Met uw film “Point Blank” (1967) vernieuwde u het film-noirgenre door Europese avant-garde esthetiek in een Amerikaans misdaadgenre te verwerken. Hoe is dit concept ontstaan?

Boorman: Het is langzaam gegroeid. Het oorspronkelijk scenario van “Point Blank” was vreselijk, maar ik vond de protagonist fascinerend. Lee Marvin had één voorwaarde voor het maken van de film: dat we het script uit het raam gooiden en helemaal opnieuw begonnen. Ik zag de film in de eerste plaats als een studie van Marvin. Tijdens de oorlog raakte hij zwaargewond in de Stille Zuidzee en werd hij voor dood achtergelaten nadat zijn patrouille in een hinderlaag werd gelokt en volledig werd uitgemoord. Lee leed aan survival guilt. De brutaliteit van de oorlog heeft hem voor het leven getekend. In de ultraviolente rollen die hij daarna speelde, probeerde hij zijn demonen uit te drijven en zijn verloren menselijkheid terug te winnen. Wat precies ook de thesis is van “Point Blank”. Lee’s personage, Walker, wordt in het begin neergeschoten en voor dood achtergelaten. Hij verrijst uit de dood, lijkt geen menselijke emoties meer te hebben, maar beetje bij beetje komt hij terug in de wereld van de levenden.
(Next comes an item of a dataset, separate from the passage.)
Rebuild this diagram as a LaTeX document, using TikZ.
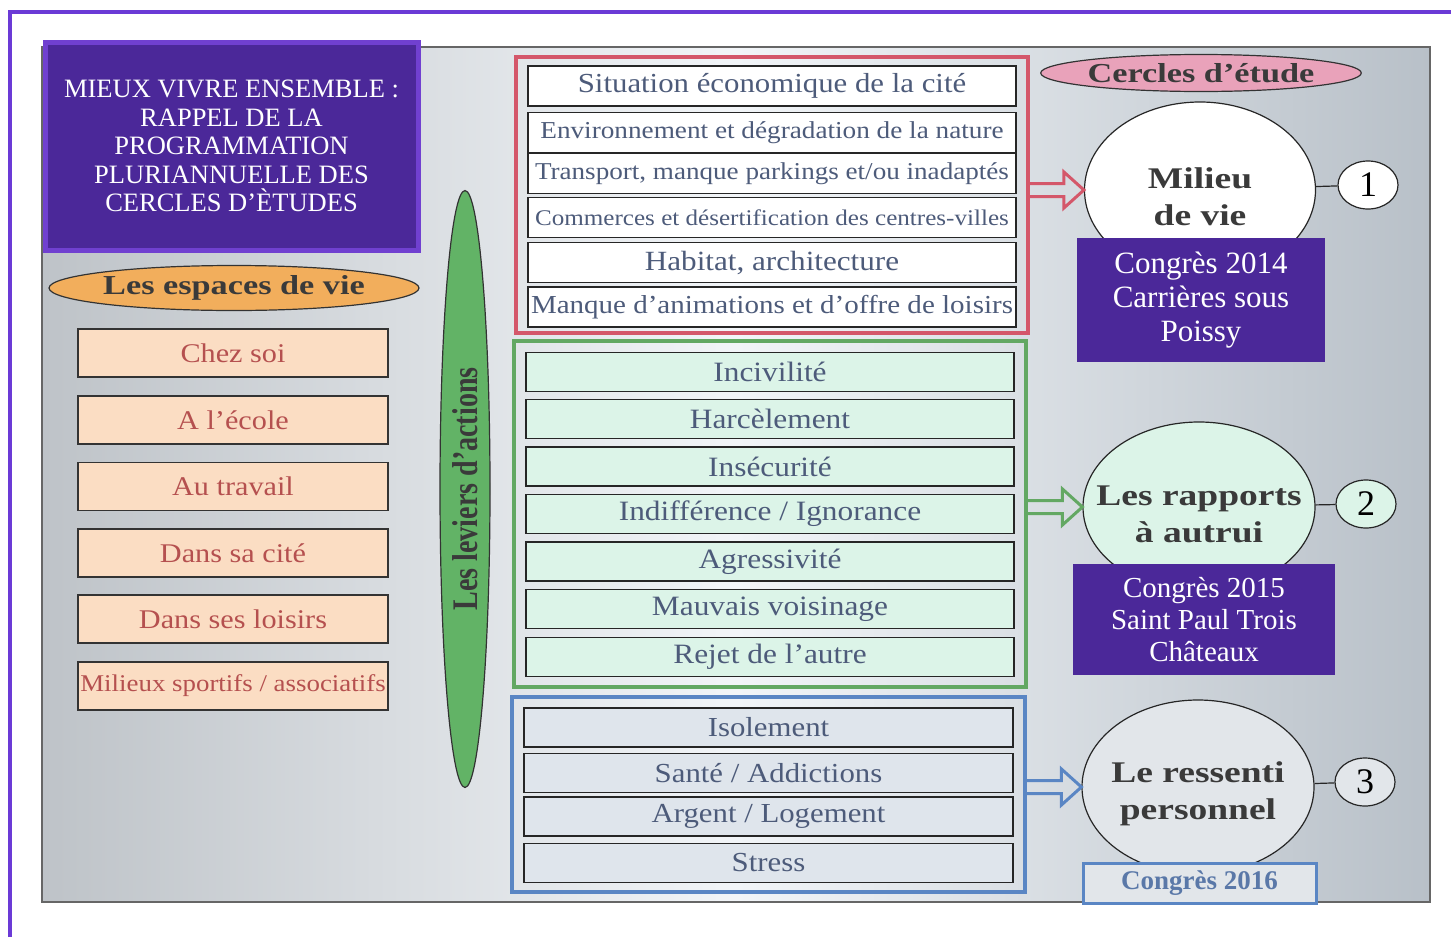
\documentclass[tikz,border=0pt]{standalone}
\usepackage{fontspec}
\setmainfont{Liberation Serif}
\newfontfamily\boxfont[FakeStretch=1.12]{Liberation Serif}
\newfontfamily\headfont[FakeStretch=1.25]{Liberation Serif}
\newfontfamily\levfont[FakeStretch=0.78]{Liberation Serif}
\usetikzlibrary{shapes.geometric,calc}
\definecolor{violet}{HTML}{6B3AD6}
\definecolor{violetfond}{HTML}{4B2899}
\definecolor{violetbord}{HTML}{7040D0}
\definecolor{panelg}{HTML}{BEC3C8}
\definecolor{panelw}{HTML}{F2F5F8}
\definecolor{panelr}{HTML}{B8C0C8}
\definecolor{peche}{HTML}{FBDDC3}
\definecolor{pechetexte}{HTML}{B5504F}
\definecolor{orange}{HTML}{F2AE5C}
\definecolor{vertell}{HTML}{62B366}
\definecolor{rouge}{HTML}{D4576A}
\definecolor{vert}{HTML}{63A863}
\definecolor{bleu}{HTML}{5A86C4}
\definecolor{menthe}{HTML}{DCF4E8}
\definecolor{bleugris}{HTML}{DFE5EC}
\definecolor{gris}{HTML}{E2E6EA}
\definecolor{levtexte}{HTML}{4D5B7A}
\definecolor{tete}{HTML}{3A3A3A}
\definecolor{rose}{HTML}{E9A2BA}
\definecolor{congres}{HTML}{5A78A8}
\tikzset{every node/.style={inner sep=0pt},
  lieu/.style={draw=black!80, line width=1.2pt, fill=peche, text=pechetexte, minimum width=310pt, minimum height=48pt, font=\boxfont},
  levier/.style={draw=black!85, line width=1.2pt, minimum width=488pt, minimum height=40pt, text=levtexte, font=\boxfont},
  groupe/.style={line width=3.8pt, minimum width=512pt},
  cercle/.style={ellipse, draw=black!85, line width=1.2pt, minimum width=232pt, minimum height=174pt},
  cercletexte/.style={text=tete, align=center, font=\headfont\bfseries\fontsize{30}{37}\selectfont},
  numero/.style={ellipse, draw=black!85, line width=1.2pt, minimum width=60pt, minimum height=48pt, font=\fontsize{36}{36}\selectfont},
  congresbox/.style={fill=violetfond, text=white, align=center},
  pfeil/.style={line width=3pt, to path={let \p1=(\tikztostart), \p2=(\tikztotarget) in
    (\x1,\y2+6.5pt) -- (\x2-20pt,\y2+6.5pt) -- (\x2-20pt,\y2+18pt) -- (\x2,\y2)
    -- (\x2-20pt,\y2-18pt) -- (\x2-20pt,\y2-6.5pt) -- (\x1,\y2-6.5pt)}}}

\begin{document}
\begin{tikzpicture}[x=1pt,y=-1pt]
  \useasboundingbox (0,0) rectangle (1451,937);
  % fond
  \shade[left color=panelg, right color=panelr, middle color=panelw] (42,47) rectangle (1430,902);
  \draw[black!60, line width=1.2pt] (42,47) rectangle (1430,902);
  \draw[violet, line width=4pt] (10,937) -- (10,12) -- (1451,12);
  \node[fill=violetfond, draw=violetbord, line width=5pt, minimum width=373pt, minimum height=208pt,
    text=white, align=center, font=\fontsize{26.5}{28.5}\selectfont] (titre) at (231.5,146)
    {MIEUX VIVRE ENSEMBLE :\\RAPPEL DE LA\\PROGRAMMATION\\PLURIANNUELLE DES\\CERCLES D’ÈTUDES};

  % les espaces de vie
  \node[ellipse, draw=black!80, line width=1.2pt, fill=orange, minimum width=356pt, minimum height=45pt,
    text=tete, font=\headfont\bfseries\fontsize{27.4}{28}\selectfont] (espaces) at (234,288) {Les espaces de vie};
  \foreach \y/\s/\t [count=\i] in {353/27/Chez soi, 420/27/A l’école, 486.5/27/Au travail,
      553/27/Dans sa cité, 619/27/Dans ses loisirs, 686/24/{Milieux sportifs / associatifs}}
    \node[lieu] (lieu\i) at (233,\y) {\fontsize{\s}{\s}\selectfont\t};

  % les leviers
  \node[ellipse, rotate=90, draw=black!80, line width=1.2pt, fill=vertell, minimum width=597pt, minimum height=50pt,
    text=tete, font=\levfont\bfseries\fontsize{36}{36}\selectfont] (leviers) at (465,489) {Les leviers d’actions};

  \node[groupe, draw=rouge, minimum height=276pt] (grouge) at (772,195) {};
  \node[groupe, draw=vert, minimum height=346pt] (gvert) at (770,514) {};
  \node[groupe, draw=bleu, minimum height=195pt, minimum width=513pt] (gbleu) at (768.5,794.5) {};

  \foreach \y/\s/\t [count=\i] in {86/27.5/{Situation économique de la cité},
      132.5/24.3/{Environnement et dégradation de la nature},
      173.5/24.2/{Transport, manque parkings et/ou inadaptés},
      217.5/22.4/{Commerces et désertification des centres-villes},
      262.5/27.8/{Habitat, architecture},
      307/25.9/{Manque d’animations et d’offre de loisirs}}
    \node[levier, fill=white] (mil\i) at (772,\y) {\fontsize{\s}{\s}\selectfont\t};
  \foreach \y/\t [count=\i] in {372/Incivilité, 419/Harcèlement, 466.5/Insécurité,
      514/{Indifférence / Ignorance}, 561.5/Agressivité, 609/Mauvais voisinage, 657/{Rejet de l’autre}}
    \node[levier, fill=menthe, minimum height=39pt] (rap\i) at (770,\y) {\fontsize{28}{28}\selectfont\t};
  \foreach \y/\t [count=\i] in {727.5/Isolement, 773/{Santé / Addictions}, 816.5/{Argent / Logement}, 863/Stress}
    \node[levier, fill=bleugris, minimum height=39pt, minimum width=489pt] (res\i) at (768.5,\y) {\fontsize{27.5}{27.5}\selectfont\t};

  % cercles d'etude
  \node[ellipse, draw=black!80, line width=1.2pt, fill=rose, minimum width=302pt, minimum height=37pt,
    text=tete, font=\headfont\bfseries\fontsize{27.4}{28}\selectfont] (cercles) at (1201,73) {Cercles d’étude};

  \node[cercle, fill=white, minimum height=176pt, minimum width=231pt] (milieu) at (1200,190) {};
  \node[cercle, fill=menthe, minimum height=170pt] (rapports) at (1199,507) {};
  \node[cercle, fill=gris] (ressenti) at (1198,787) {};
  \node[cercletexte] (milieuT) at (1200,197) {Milieu\\de vie};
  \node[cercletexte] (rapportsT) at (1199,514) {Les rapports\\à autrui};
  \node[cercletexte] (ressentiT) at (1198,794) {Le ressenti\\personnel};

  \node[numero, fill=white] (num1) at (1368,185) {1};
  \node[numero, fill=menthe] (num2) at (1366,504) {2};
  \node[numero, fill=gris] (num3) at (1365,782) {3};
  \draw[black!85, line width=1.2pt] (milieu) -- (num1);
  \draw[black!85, line width=1.2pt] (rapports) -- (num2);
  \draw[black!85, line width=1.2pt] (ressenti) -- (num3);

  \draw[pfeil, draw=rouge] (grouge.east) to (milieu.west);
  \draw[pfeil, draw=vert] (gvert.east) to (rapports.west);
  \draw[pfeil, draw=bleu] (gbleu.east) to (ressenti.west);

  \node[congresbox, minimum width=248pt, minimum height=124pt, font=\fontsize{31}{34}\selectfont] (c2014)
    at (1201,300) {Congrès 2014\\Carrières sous\\Poissy};
  \node[congresbox, minimum width=262pt, minimum height=111pt, font=\fontsize{29}{32}\selectfont] (c2015)
    at (1204,619.5) {Congrès 2015\\Saint Paul Trois\\Châteaux};
  \node[fill=gris, draw=bleu, line width=3pt, minimum width=233pt, minimum height=40pt, text=congres,
    font=\bfseries\fontsize{27}{27}\selectfont] (c2016) at (1199.5,883) {Congrès 2016};
\end{tikzpicture}
\end{document}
Het ritme en de spaarzaamheid van de dialogen waren sterk beïnvloed door Pinter. En de versplinterde verhaalopbouw heb ik een beetje van Resnais gejat.

Er komt nu een remake van “Point Blank”?

Boorman:: Ja, de film is al gedraaid, met Mel Gibson. Alhoewel ik er verder niks mee te maken heb, kreeg ik wel het nieuwe script onder ogen en merkte dat het heel sterk geleek op het oude script dat Lee Marvin uit het raam kieperde!